天野容疑者は事件翌日の21日以降も、通常通り大学に出勤。事件が議題となった幹部会議にも出席し、雑談で事件の話をすることもあったという。
■帰宅直後の凶行
事件は9月20日午後11時57分ごろ、京都市左京区下鴨下川原町の路上で起きた。荒川さんは職場から帰宅して自宅前に車を止め、ガレージの扉を開けようといったん車を降りたところを、待ち伏せしていた天野容疑者に呼び止められたとみられる。
「変な人が包丁を持っている」
荒川さんは、自ら110番通報している途中に刺されたとみられる。通報記録には「助けて」という悲鳴が、うめき声に変わる様子が生々しく記録されていた。
その約3分後には、荒川さんがあお向けの状態で胸から血を流して倒れているのを、銭湯帰りだった男子大学生(20)と女子大学生(18)が発見し、人を介して119番。さらに2分後には、通報を受けて京都府警下鴨署員も駆けつけたが、天野容疑者はすでに現場から姿を消していた。
■急転直下
目撃情報が乏しかったが、発生から約1週間後、急展開する。
「勤務態度はいたってまじめ。トラブルなど考えられない」(大学関係者)という荒川さんが、同僚の女性からある相談を受けていたことが判明したからだ。
相談内容は、天野容疑者のストーカー行為についてだった。無言電話などだけでなく、9月に入ってからは、女性の自宅近くで、待ち伏せするなど天野容疑者の行為がエスカレートしたため、女性が荒川さんに相談していたという。
刺殺事件の数日前、天野容疑者と荒川さん、女性の3人で話し合いの場を持っていたことも判明した。
ただ、その場では、口論になったりすることはなく、3人で一緒に話し合ったのもこの1回だけだったという。天野容疑者が、なぜそこまで強い殺意を抱くようになったのかについては、いまなお判然としない。
■前夜の投石
捜査では、刺殺前日の同月19日深夜、荒川さん方のガレージ内にコンクリート製のブロックが何者かによって投げ込まれ、車のボンネットなどが傷つけられる事件が起きていたことも判明している。

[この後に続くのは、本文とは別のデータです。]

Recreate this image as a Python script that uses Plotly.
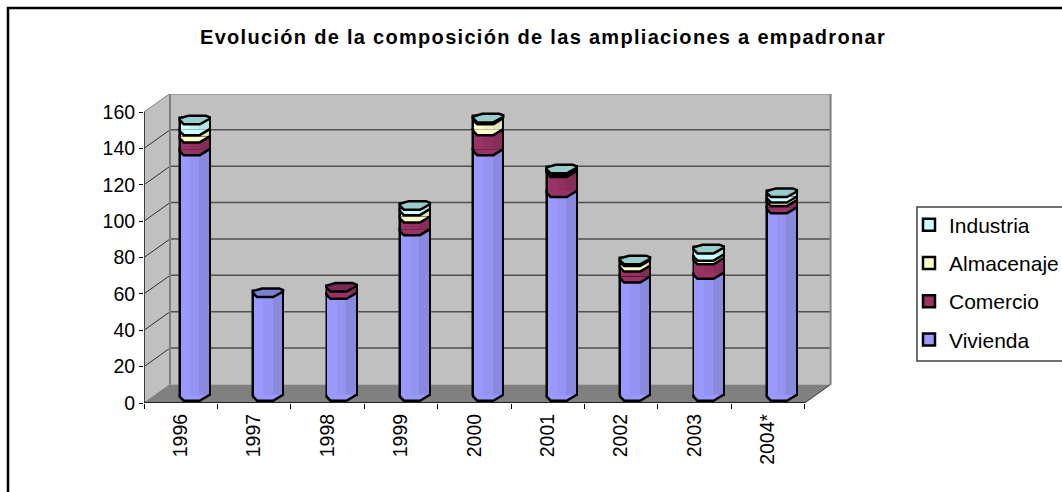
import plotly.graph_objects as go

years = ["1996", "1997", "1998", "1999", "2000", "2001", "2002", "2003", "2004*"]
vivienda = [135, 57, 56, 91, 135, 112, 65, 67, 103]
comercio = [7, 0, 4, 7, 11, 11, 6, 8, 4]
almacenaje = [4, 0, 0, 4, 6, 1, 3, 2, 2]
industria = [6, 0, 0, 3, 1, 1, 1, 4, 3]
y_ticks = [0, 20, 40, 60, 80, 100, 120, 140, 160]

series = [
    ("Vivienda", vivienda, ["#9999FF", "#9393F2", "#8989E0"], "#7F7FD0", 4),
    ("Comercio", comercio, ["#993366", "#91305F", "#872D5A"], "#7A2952", 3),
    ("Almacenaje", almacenaje, ["#FFFFCC", "#F3F3C2", "#E3E3B5"], "#CCCCA3", 2),
    ("Industria", industria, ["#CCFFFF", "#C2F3F3", "#B5E3E3"], "#99CCCC", 1),
]

# pixel scales of the plot frame, used only for pseudo-3D styling
PX_X0, PX_X1, PX_Y0, PX_Y1 = 144, 834, 403, 94
STEP = 73.4
UX = 1 / STEP
UY = 160 / 291
x_range = [-0.5, -0.5 + (PX_X1 - PX_X0) / STEP]
y_range = [0, (PX_Y0 - PX_Y1) * UY]
DX, DY = 26 * UX, 18.5 * UY
SHIFT = 14 * UX
BASE = 6.3 * UY
LIFT = 2 * UY
LW = 2.5


def pt(cx, lvl, px, py):
    return cx + px * UX, lvl - py * UY


def path(points, close=True):
    s = "M" + " L".join(f"{a:.4f},{b:.3f}" for a, b in points)
    return s + (" Z" if close else "")


shapes = []


def poly(points, fill, lw=0, lc="black", layer="above", close=True):
    shapes.append(dict(type="path", path=path(points, close), xref="x", yref="y",
                       fillcolor=fill if fill else "rgba(0,0,0,0)",
                       line=dict(color=lc, width=lw), layer=layer))


xl, xr = -0.5, -0.5 + len(years)
top = y_ticks[-1]
wall_c, floor_c, edge_c = "#C0C0C0", "#808080", "#808080"
poly([(xl, 0), (xl, top), (xl + DX, top + DY), (xl + DX, DY)], wall_c, layer="below")
poly([(xl + DX, DY), (xl + DX, top + DY), (xr + DX, top + DY), (xr + DX, DY)], wall_c, layer="below")
poly([(xl, 0), (xr, 0), (xr + DX, DY), (xl + DX, DY)], floor_c, layer="below")
for v in y_ticks[1:-1]:
    poly([(xl + DX, v + DY), (xr + DX, v + DY)], None, 1.5, "#505050", "below", False)
for v in y_ticks[1:]:
    poly([(xl, v), (xl + DX, v + DY)], None, 1, "#303030" if v < top else edge_c, "below", False)
poly([(xl + DX, DY), (xl + DX, top + DY), (xr + DX, top + DY), (xr + DX, DY)], None, 2, edge_c, "below", False)
poly([(xl, 0), (xl + DX, DY)], None, 1, edge_c, "below", False)
poly([(xr, 0), (xr + DX, DY)], None, 1, "#303030", "below", False)
poly([(xl, 0), (xl, top)], None, 2, "#404040", "below", False)
poly([(xl, 0), (xr, 0)], None, 1.5, "black", "below", False)

FRONT = [(-15, -2), (-15, 0), (-11, 4), (5, 4), (15, -2)]
CAP = [(-15, -2), (-15, 0), (-11, 4), (5, 4), (15, -1.5), (15, -3), (11, -4.6), (-6, -4.6)]

fig = go.Figure()
bar_w = 30 * UX
for i, (name, vals, cols, cap, rank) in enumerate(series):
    below = [sum(s[1][k] for s in series[:i]) for k in range(len(years))]
    bases = [BASE + LIFT + b for b in below]
    xs = [k + SHIFT for k in range(len(years))]
    ys = [v if v > 0 else None for v in vals]
    fig.add_trace(go.Bar(x=xs, y=ys, base=bases, width=bar_w, name=name, legendgroup=name, legendrank=rank,
                         marker=dict(color=cols[0], line=dict(color="black", width=LW)),
                         hoverinfo="skip"))
    for j, c in enumerate(cols):
        off = -14 + j * 28 / 3
        fig.add_trace(go.Bar(x=[x + (off + 14 / 3) * UX for x in xs], y=ys, base=bases,
                             width=(28 / 3 + 0.3) * UX, marker=dict(color=c, line=dict(width=0)),
                             showlegend=False, hoverinfo="skip"))
    for k in range(len(years)):
        if vals[k] > 0:
            lvl = BASE + below[k]
            poly([pt(xs[k], lvl, *p) for p in FRONT], cols[0])
            poly([pt(xs[k], lvl, *p) for p in FRONT], None, LW, "black", close=False)

for k in range(len(years)):
    total = sum(s[1][k] for s in series)
    cap_c = [s[3] for s in series if s[1][k] > 0][-1]
    poly([pt(k + SHIFT, BASE + total, *p) for p in CAP], cap_c, LW, "black")

W, H = PX_X1 - PX_X0, PX_Y0 - PX_Y1
shapes.append(dict(type="rect", xref="paper", yref="paper", layer="below",
                   x0=(917 - PX_X0) / W, x1=(1075 - PX_X0) / W,
                   y0=(PX_Y0 - 361) / H, y1=(PX_Y0 - 207) / H,
                   line=dict(color="#404040", width=1.5), fillcolor="white"))
shapes.append(dict(type="rect", xref="paper", yref="paper", layer="below",
                   x0=(8 - PX_X0) / W, x1=(1080 - PX_X0) / W,
                   y0=(PX_Y0 - 510) / H, y1=(PX_Y0 - 8) / H,
                   line=dict(color="black", width=2.5), fillcolor="rgba(0,0,0,0)"))

font = "Liberation Sans"
fig.update_layout(
    width=1062, height=492, autosize=False,
    margin=dict(l=PX_X0, r=1062 - PX_X1, t=PX_Y1, b=492 - PX_Y0, autoexpand=False),
    paper_bgcolor="white", plot_bgcolor="white",
    barmode="overlay", shapes=shapes, bargap=0,
    font=dict(family=font, size=19.5, color="black"),
    title=dict(text="<b>Evolución de la composición de las ampliaciones a empadronar</b>",
               x=543 / 1062, xanchor="center", y=1 - 37 / 492, yanchor="middle",
               font=dict(size=20, family=font)),
    xaxis=dict(range=x_range, tickmode="array", tickvals=list(range(len(years))), ticktext=years,
               tickangle=-90, ticks="", showgrid=False, zeroline=False, showline=False,
               ticklabelstandoff=6,
               minor=dict(tickmode="array", tickvals=[i - 0.5 for i in range(len(years) + 1)],
                          ticks="outside", ticklen=5, tickcolor="black", tickwidth=1, showgrid=False)),
    yaxis=dict(range=y_range, tickmode="array", tickvals=y_ticks, ticks="outside", ticklen=4,
               tickcolor="black", showgrid=False, zeroline=False, showline=False),
    legend=dict(x=(909 - PX_X0) / W, y=(PX_Y0 - 204.5) / H,
                xanchor="left", yanchor="top", traceorder="grouped", tracegroupgap=8,
                bgcolor="rgba(0,0,0,0)", borderwidth=0, font=dict(size=21, family=font)),
)

fig.write_html("out.html", config=dict(displayModeBar=False),
               post_script="document.body.style.margin='0';document.body.style.overflow='hidden';"
                           "var t=document.querySelector('.gtitle');if(t){t.style.letterSpacing='1.3px';}")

荒川さんは、同署に器物損壊事件として被害届を提出したが、その際には「誰がやったかわからない」と話していたという。
捜査本部は、器物損壊事件が刺殺事件と同様、午前0時前に発生していることなどから、天野容疑者が関与した可能性があるとみて関連を調べている。
天野容疑者が、前夜の投石にも関与していたとすれば、いやがらせが殺意にまで変わった経緯は事件の謎を解くカギの一つになるが、前夜の投石について、天野容疑者の弁護士は「答えられない」としている。
■転職組
同志社女子大などによると、天野容疑者は東京都出身で、昭和56年に文部省(当時)に入省。山形大総務部長などを経て、平成16年から同女大に勤務していた転職組だった。
家族はいるものの、単身で伏見区内のマンションで暮らしていたという。
被害者の荒川さんも、別会社から同女大に転職していたが、業務上は天野容疑者との接点はほとんどなかったとみられる。
「取り返しのつかないことをしてしまった」
ようやくわれに返ったのか、逮捕後の取り調べには素直に応じているという天野容疑者。
「殺すつもりで自宅から包丁を持っていき、荒川さんを待ち伏せしていた」とも供述。犯行当日、明確な殺意を持って現場に向かったとみられ、計画性もうかがえる。供述に沿って、凶器とみられる包丁も現場近くの川から見つかった。
妻と小学生の子供と3人暮らしだったという荒川さん。関係者によると、突然、大黒柱を奪われた荒川さんの家族は、逮捕されたのが同僚だったと聞いて、さらに大きなショックを受けているという。
逮捕後、天野容疑者は接見した弁護士に「遺族や関係者の皆さまに深くおわび申し上げる。反省の第一歩として、真実をありのままに述べていく」と話したという。
動機には、なお多くの謎が残されているとはいうものの、天野容疑者が今後、どんな「真実」を語ったとしても、犯した罪の代償が払えるとは、到底、思えない。